The Washington Post also noted that “former Democratic fund-raiser Johnny Chung told a congressional committee yesterday that he received $300,000 from a Chinese general interested in influencing the 1996 presidential election” but that he insisted that he “never acted as an agent for the Chinese government.”

NBC News reported that “Chung gave $10,000 to Kerry’s campaign — most of it illegally — hosted a fund-raising party in Beverly Hills, and threw in an extra $10,000 to honor Kerry at a Democratic Senate Campaign Committee event. Kerry eventually returned all the Chung money.”

NBC further notes, “In return, Kerry reportedly ‘opened a door for a friend of Chung: Liu Chaoying;'” a lieutenant colonel in the People’s Liberation Army (PLA) of China who “became president of China Aerospace Industrial Holdings Ltd. and she made illegal campaign contributions to the Clinton Gore ticket and John Kerry in 1996.”

The Chinese have also had a long history of influencing both the Democratic and Republican Parties.

Breitbart reported that the Government Accountability Institute (GAI) wrote in a 2012 report:

[T]he Justice Department investigated whether the Chinese government “sought to direct contributions from foreign sources to the Democratic National Committee before the 1996 presidential campaign,” and another investigation determined “top” Chinese officials approved plans to “attempt to buy influence with American politicians.”

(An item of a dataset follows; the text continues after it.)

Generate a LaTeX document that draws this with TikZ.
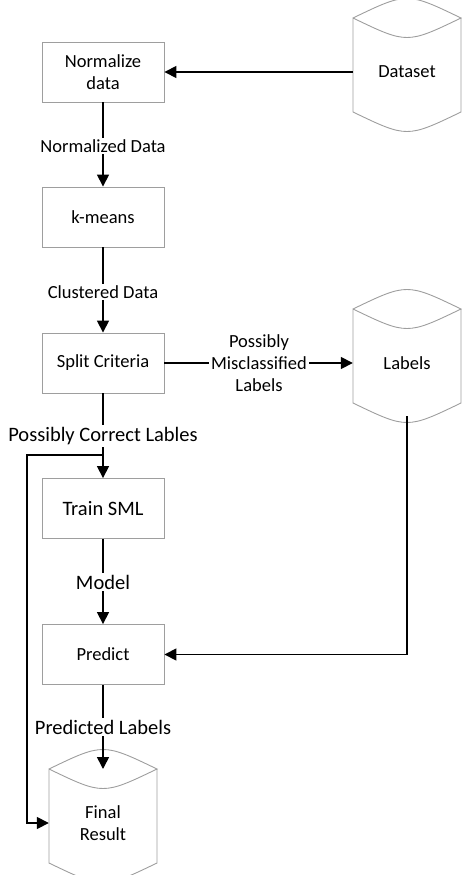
\documentclass[tikz,border=0pt]{standalone}
\usepackage{fontspec}
\setmainfont{Carlito}
\usetikzlibrary{calc,arrows.meta}
\newcommand\drawdb[1]{%
  \draw[boxline] ($(#1)+(-54,-54)$) .. controls ($(#1)+(0,-80)$) .. ($(#1)+(54,-54)$)
     .. controls ($(#1)+(0,-28)$) .. ($(#1)+(-54,-54)$) -- ($(#1)+(-54,40)$)
     .. controls ($(#1)+(0,66)$) .. ($(#1)+(54,40)$) -- ($(#1)+(54,-54)$);
  \coordinate (#1-top) at ($(#1)+(0,-54)$);
  \coordinate (#1-bot) at ($(#1)+(0,53)$);
}
\tikzset{
  every node/.style={font=\fontsize{18.5}{22}\selectfont, align=center},
  big/.style={font=\fontsize{20.5}{24}\selectfont},
  boxline/.style={draw=black!38, line width=0.9pt},
  procbox/.style={boxline, rectangle, minimum width=122, minimum height=60, inner sep=0},
  dbtext/.style={rectangle, minimum width=108, inner sep=0},
  arr/.style={draw=black, line width=1.6pt, -{Triangle[length=12pt,width=12pt]}},
  lbl/.style={fill=white, inner sep=2pt},
}
\begin{document}
\begin{tikzpicture}[x=1pt,y=-1pt]
\useasboundingbox (0,0) rectangle (461,875);
\node[procbox] (norm) at (103,72) {Normalize\\data};
\node[procbox] (kmeans) at (103,217) {k-means};
\node[procbox] (split) at (103,363) {Split Criteria};
\node[procbox,big] (train) at (103,508.5) {Train SML};
\node[procbox] (predict) at (103,654.5) {Predict};
\node[dbtext] (ds) at (407,72) {Dataset};
\node[dbtext] (lab) at (407,363) {Labels};
\node[dbtext] (fr) at (103,823) {Final\\Result};
\drawdb{ds}
\drawdb{lab}
\drawdb{fr}
\coordinate (branch) at (103,455);
\coordinate (fb) at (27,455);
\coordinate (lk) at (407,654.5);
\draw[arr] (ds.west) -- (norm.east);
\draw[arr] (norm.south) -- (kmeans.north);
\draw[arr] (kmeans.south) -- (split.north);
\draw[arr] (split.east) -- (lab.west);
\draw[arr] (split.south) -- (train.north);
\draw[arr] (train.south) -- (predict.north);
\draw[arr] (predict.south) -- (fr-top);
\draw[arr] (branch) -- (fb) |- (fr.west);
\draw[arr] (lab-bot) -- (lk) -- (predict.east);
\node[lbl] (l1) at (103,146) {Normalized Data};
\node[lbl] (l2) at (103,292) {Clustered Data};
\node[lbl] (l3) at (259,363) {Possibly\\Misclassified\\Labels};
\node[lbl,big] (l4) at (103,436) {Possibly Correct Lables};
\node[lbl,big] (l5) at (103,582) {Model};
\node[lbl,big] (l6) at (103,727) {Predicted Labels};
\end{tikzpicture}
\end{document}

Breitbart also reported that in 1991, then-Chinese President Jiang Zemin allegedly told Katrina Leung, a California-based Chinese double agent, codenamed the “Parlour Maid”, to “become a major contributor to the Republican Party” because “we don’t know if a new president would be as friendly as Bush.”

Leung, 50, was trying to procure western military secrets. NBC reported that Leung is charged with taking classified documents from former FBI agent James J. Smith’s briefcase, “although she has not been accused of relaying that information to China.”

Smith was originally charged with gross negligence for allegedly allowing Leung access to classified materials and with mail fraud for allegedly filing false reports to FBI headquarters about her reliability. He faced 40 years in prison if convicted of those charges. The charge to which he pleaded was added in a superseding indictment in February.